Is it the feeling of societal advantage? Or maybe it's the belief that wealth is proof of hard work, and therefore comes with certain entitlements.
A PBS "News Hour" report titled “Money on the Mind” explores these concepts and more, attempting to zero in on how and why money affects attitudes and behavior.
Citing the research of Paul Piff, a doctoral student in psychology at the University of California, Berkeley, the report claims that having more money typically leads to more aggressive, selfish and “morally reprehensible” behavior.
By asking the study’s participants to perform seemingly mundane tasks, like playing Monopoly and other dice games, the researchers tested what the mind does to make sense of advantage or disadvantage.
The results were rather alarming.
“You become less attuned to all of the other things that contributed to you being in the position that you’re in,” Piff said about the “advantaged” test subjects in the report, noting that the participants given the upper-hand showed sings of increased greed and a lack of empathy.
Another startling conclusions from the study was that wealthier people are more likely to endorse unethical behavior, such as stealing at work.
“One of the things that money does is it comes with a set of values,” UC Berkeley psychologist Dacher Keltner told "News Hour." “One of them is (that) generosity is for suckers and greed is good.
“But it turns out there is a lot of new data that shows if you’re generous and charitable and altruistic you’ll live longer, you’ll feel more fulfilled, you’ll feel more expressive of who you are as a person. You probably will feel more control and freedom in your life.”
The video points out, however, that there are plenty of billionaires — such as Warren Buffett and Bill Gates — who have pledged to give their wealth to charity, showing that the findings are, at minimum, not universal.
The study — and its researchers — have come under heavy criticism for its controversial conclusions.

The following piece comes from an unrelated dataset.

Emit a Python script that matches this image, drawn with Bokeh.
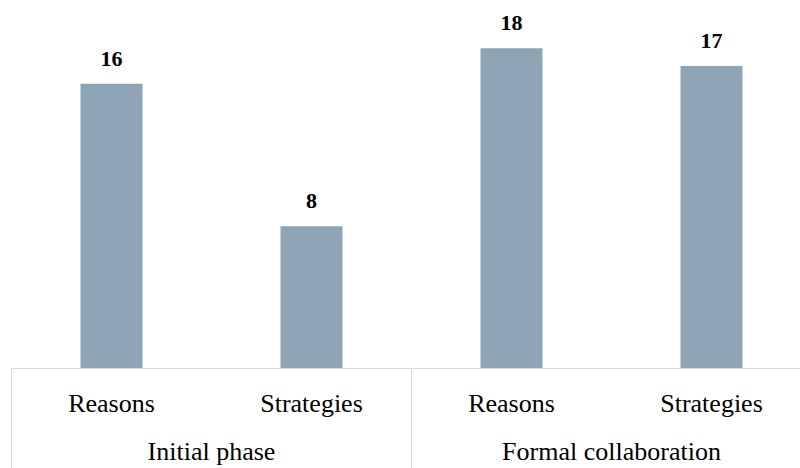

“We published these studies in relatively obscure scientific journals, and literally the next day we were getting hundreds of emails from around the world, and a lot quite hostile,” Keltner told the segment’s host, Paul Soloman.
When charged that the findings were tainted by a liberal agenda to criticize the rich, Piff comments that he hears the “Berkeley, idiot scientist who’s finding what they expect to find” criticism all the time.
“Let me tell you,” he told Soloman, “We did not expect to find this.”
“Our findings apply to both liberals, conservatives,” he continued. “It doesn’t matter who you are. If you’re wealthy, you’re more likely to show these patterns of results.”